Based on 19th- and early 20th-century American western paintings, I constructed three-dimensional dioramas from parts of superhero action figures, previous sculptures, polymer clay, and collage elements from comic books. The dioramas were photographed and the photos became the reference points for paintings.
The historical works upon which the dioramas were based include paintings such as “A Charge to Keep” by W.H.D. Koerner, which displayed in the oval office during George W. Bush’s administration. Bush described the painting as his favorite because he identified with the central figure on horseback. Maybe because the painting is titled after a hymn, he interpreted the figure as a circuit rider morally determined to spread Methodism across the Allegheny Mountains. The painting, in fact, was originally commissioned for a western genre short story in Country Gentleman Magazine. The main character depicted was a horse thief in the story, and the riders behind him were ranchers attempting to recover their horse. I decided, like Bush, to identify with the evangelizing horse thief and cast myself as one of the Knights of Infinite Progress.
The Needed Enemy is a theoretical concept at the center of the work and presumes that any believer in a religion or ideology needs an opposite, a non-believer diametrically opposed to the belief in order for the belief to feel necessary. In the absence of a real enemy, a needed enemy is conceptualized.

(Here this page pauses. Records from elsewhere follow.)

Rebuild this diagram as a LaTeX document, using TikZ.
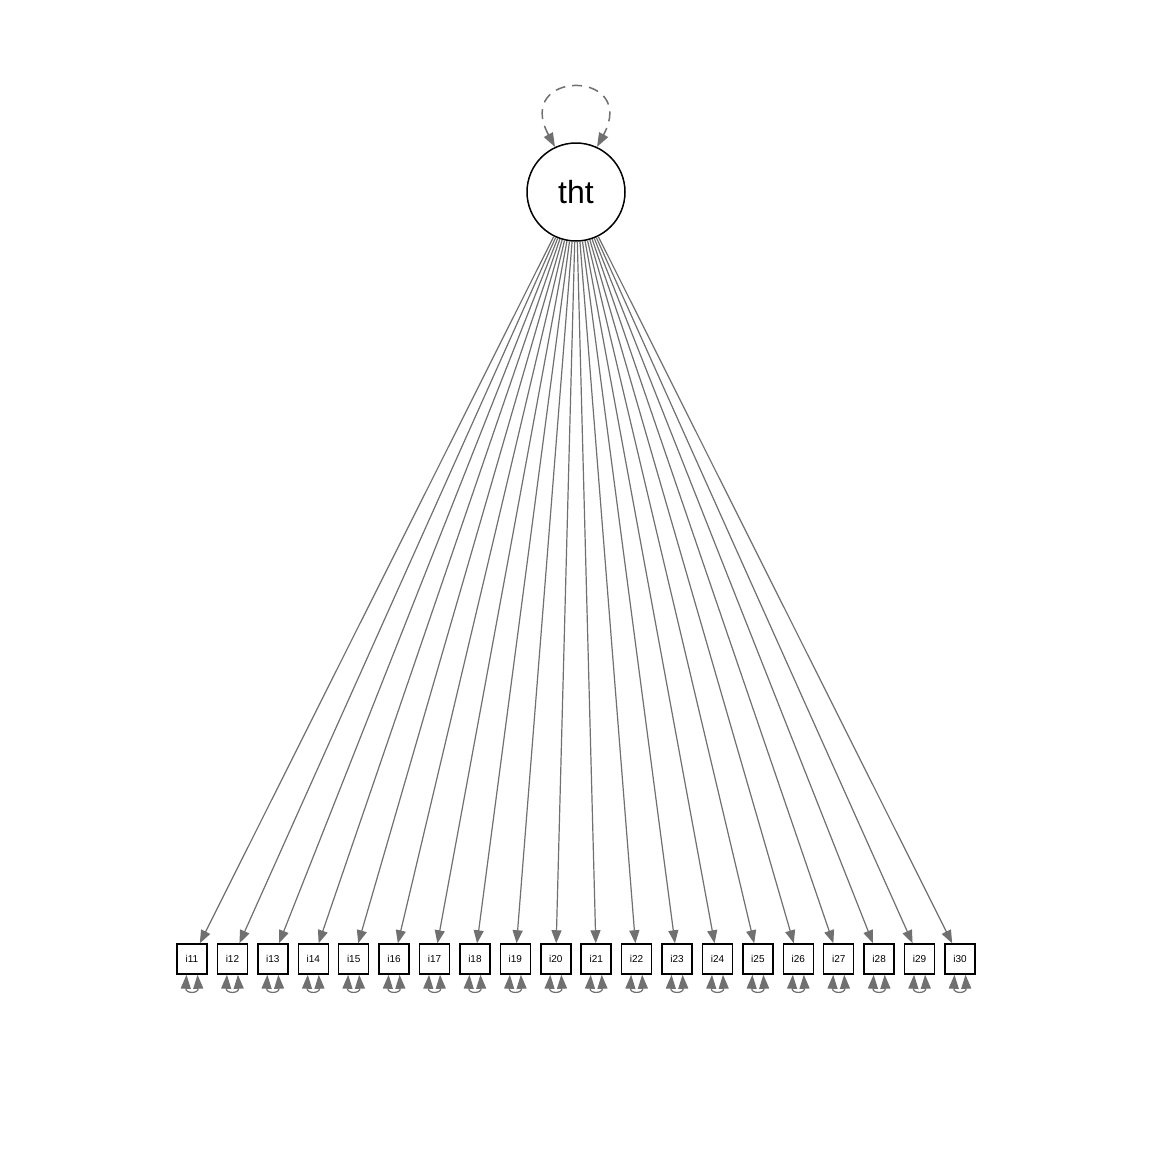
\documentclass[tikz,border=0pt]{standalone}
\usepackage{fontspec}
\setmainfont{Liberation Sans}
\usetikzlibrary{arrows.meta}
\definecolor{edgegray}{RGB}{112,112,112}
\begin{document}
\begin{tikzpicture}[x=1pt,y=-1pt,
  latent/.style={circle,draw=black,line width=1.5pt,minimum size=98pt,inner sep=0pt,font=\fontsize{32}{38}\selectfont},
  manifest/.style={rectangle,draw=black,line width=1.5pt,minimum size=30pt,inner sep=0pt,font=\fontsize{10}{12}\selectfont},
  load/.style={draw=edgegray,line width=1.2pt,-{Triangle[length=13pt,width=10pt]}},
  resid/.style={draw=edgegray,line width=1.2pt,{Triangle[length=14pt,width=10pt]}-{Triangle[length=14pt,width=10pt]}},
  selfvar/.style={draw=edgegray,line width=1.5pt,dash pattern=on 10pt off 7pt,{Triangle[length=14pt,width=10pt]}-{Triangle[length=14pt,width=10pt]}}]
\useasboundingbox[fill=white] (0,0) rectangle (1152,1152);
\node[latent] (tht) at (576,192) {tht};
\foreach \k in {0,...,19} {
  \pgfmathtruncatemacro\n{11+\k}
  \pgfmathsetmacro\xx{192+\k*768/19}
  \node[manifest] (i\n) at (\xx,959) {i\n};
  \draw[load] (tht) -- (i\n);
  \draw[resid] ([xshift=-5.5pt]i\n.south) .. controls +(-1,19) and +(1,19) .. ([xshift=5.5pt]i\n.south);
}
\draw[selfvar] (tht.115) .. controls +(-42,-78) and +(42,-78) .. (tht.65);
\end{tikzpicture}
\end{document}
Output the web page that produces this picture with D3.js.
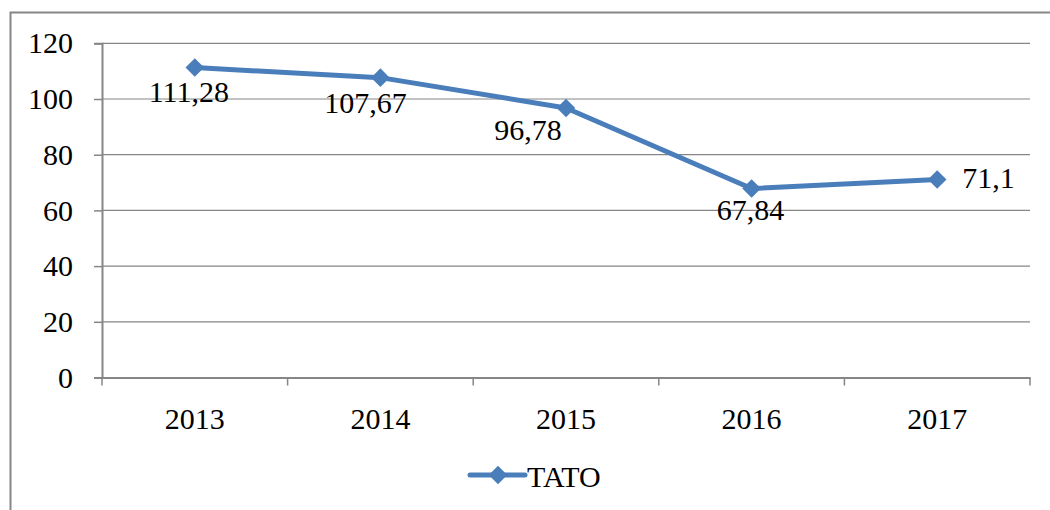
<!DOCTYPE html>
<html>
<head>
<meta charset="utf-8">
<script src="https://cdn.jsdelivr.net/npm/d3@7"></script>
</head>
<body style="margin:0;background:#fff">
<svg id="chart" width="1050" height="510"></svg>
<script>
// data
const years = ['2013', '2014', '2015', '2016', '2017'];
const tato = [111.28, 107.67, 96.78, 67.84, 71.1];
const labels = ['111,28', '107,67', '96,78', '67,84', '71,1'];
const yTicks = [0, 20, 40, 60, 80, 100, 120];
const seriesName = 'TATO';

const blue = '#4a7ebb';
const grey = '#868686';
const serif = 'Liberation Serif';

const svg = d3.select('#chart');

// outer chart border (runs off the right/bottom edge)
svg.append('rect')
  .attr('x', 10.5).attr('y', 12.5)
  .attr('width', 1100).attr('height', 560)
  .attr('fill', 'none').attr('stroke', grey).attr('stroke-width', 2);

const plot = { left: 102, right: 1030, top: 43.3, bottom: 377.5 };

const x = d3.scaleBand().domain(years).range([plot.left, plot.right]);
const y = d3.scaleLinear().domain([0, 120]).range([plot.bottom, plot.top]);

// gridlines
svg.append('g')
  .selectAll('line')
  .data(yTicks.filter(d => d > 0))
  .join('line')
  .attr('x1', plot.left).attr('x2', plot.right)
  .attr('y1', d => y(d)).attr('y2', d => y(d))
  .attr('stroke', grey).attr('stroke-width', 1.2);

// y axis
const yAxis = svg.append('g')
  .attr('transform', `translate(${plot.left},0)`)
  .call(d3.axisLeft(y).tickValues(yTicks).tickSize(8).tickPadding(21));
yAxis.select('.domain').attr('stroke', grey).attr('stroke-width', 2);
yAxis.selectAll('.tick line').attr('stroke', grey).attr('stroke-width', 1.5);
yAxis.selectAll('.tick text')
  .style('font-family', serif).style('font-size', '30px').attr('fill', '#000');

// x axis with ticks on category boundaries
const xAxis = svg.append('g')
  .attr('transform', `translate(0,${plot.bottom})`)
  .call(d3.axisBottom(x).tickSize(0).tickPadding(30));
xAxis.select('.domain').attr('stroke', grey).attr('stroke-width', 2);
xAxis.selectAll('.tick text')
  .style('font-family', serif).style('font-size', '30px').attr('fill', '#000');
const bounds = years.map(d => x(d)).concat([x(years[years.length - 1]) + x.bandwidth()]);
xAxis.selectAll('line.bound')
  .data(bounds)
  .join('line')
  .attr('class', 'bound')
  .attr('x1', d => d).attr('x2', d => d)
  .attr('y1', 0).attr('y2', 8)
  .attr('stroke', grey).attr('stroke-width', 1.5);

// series line
const cx = d => x(d) + x.bandwidth() / 2;
const line = d3.line().x((d, i) => cx(years[i])).y(d => y(d));
svg.append('path')
  .datum(tato)
  .attr('d', line)
  .attr('fill', 'none')
  .attr('stroke', blue)
  .attr('stroke-width', 5)
  .attr('stroke-linejoin', 'round')
  .attr('stroke-linecap', 'round');

const diamond = d3.symbol().type(d3.symbolDiamond2).size(220);
svg.append('g')
  .selectAll('path')
  .data(tato)
  .join('path')
  .attr('d', diamond)
  .attr('transform', (d, i) => `translate(${cx(years[i])},${y(d)})`)
  .attr('fill', blue);

// data labels (manually placed as in the original)
const labelOffsets = [[-6, 34, 'middle'], [-15, 35, 'middle'], [-38, 32, 'middle'], [-1, 31, 'middle'], [25, 9, 'start']];
svg.append('g')
  .selectAll('text')
  .data(tato)
  .join('text')
  .attr('x', (d, i) => cx(years[i]) + labelOffsets[i][0])
  .attr('y', (d, i) => y(d) + labelOffsets[i][1])
  .attr('text-anchor', (d, i) => labelOffsets[i][2])
  .style('font-family', serif).style('font-size', '30px')
  .text((d, i) => labels[i]);

// legend
const lg = svg.append('g').attr('transform', 'translate(470,475)');
lg.append('line')
  .attr('x1', 0).attr('x2', 55)
  .attr('stroke', blue).attr('stroke-width', 5).attr('stroke-linecap', 'round');
lg.append('path')
  .attr('d', diamond)
  .attr('transform', 'translate(28,0)')
  .attr('fill', blue);
lg.append('text')
  .attr('x', 57).attr('y', 12)
  .style('font-family', serif).style('font-size', '30px')
  .text(seriesName);
</script>
</body>
</html>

The Needed Enemy is just as easily cast in present day social realities such as regional art scenes or booming economies, as in larger historical contexts such as Manifest Destiny and Western Expansion.
For other paintings such as “Black Hill,” I dedicated a section of my studio to build a mountain from larger sculptures I had to destroy. The leftovers, for me, became symbolic of what western settlers called “leaverites” (leave ‘er right there), or any excess baggage left from the dead and ill moving westward. Proceeding settlers would pick through the “leaverites” disposed at the edges of well-trod trails, which quickly spread cholera among the settlers, leaving one in three dead before arrival. Between the illness and accidental shootings by firearms meant for protection against American Indians, my ancestors died not from what they feared but from what they unknowingly spread among themselves.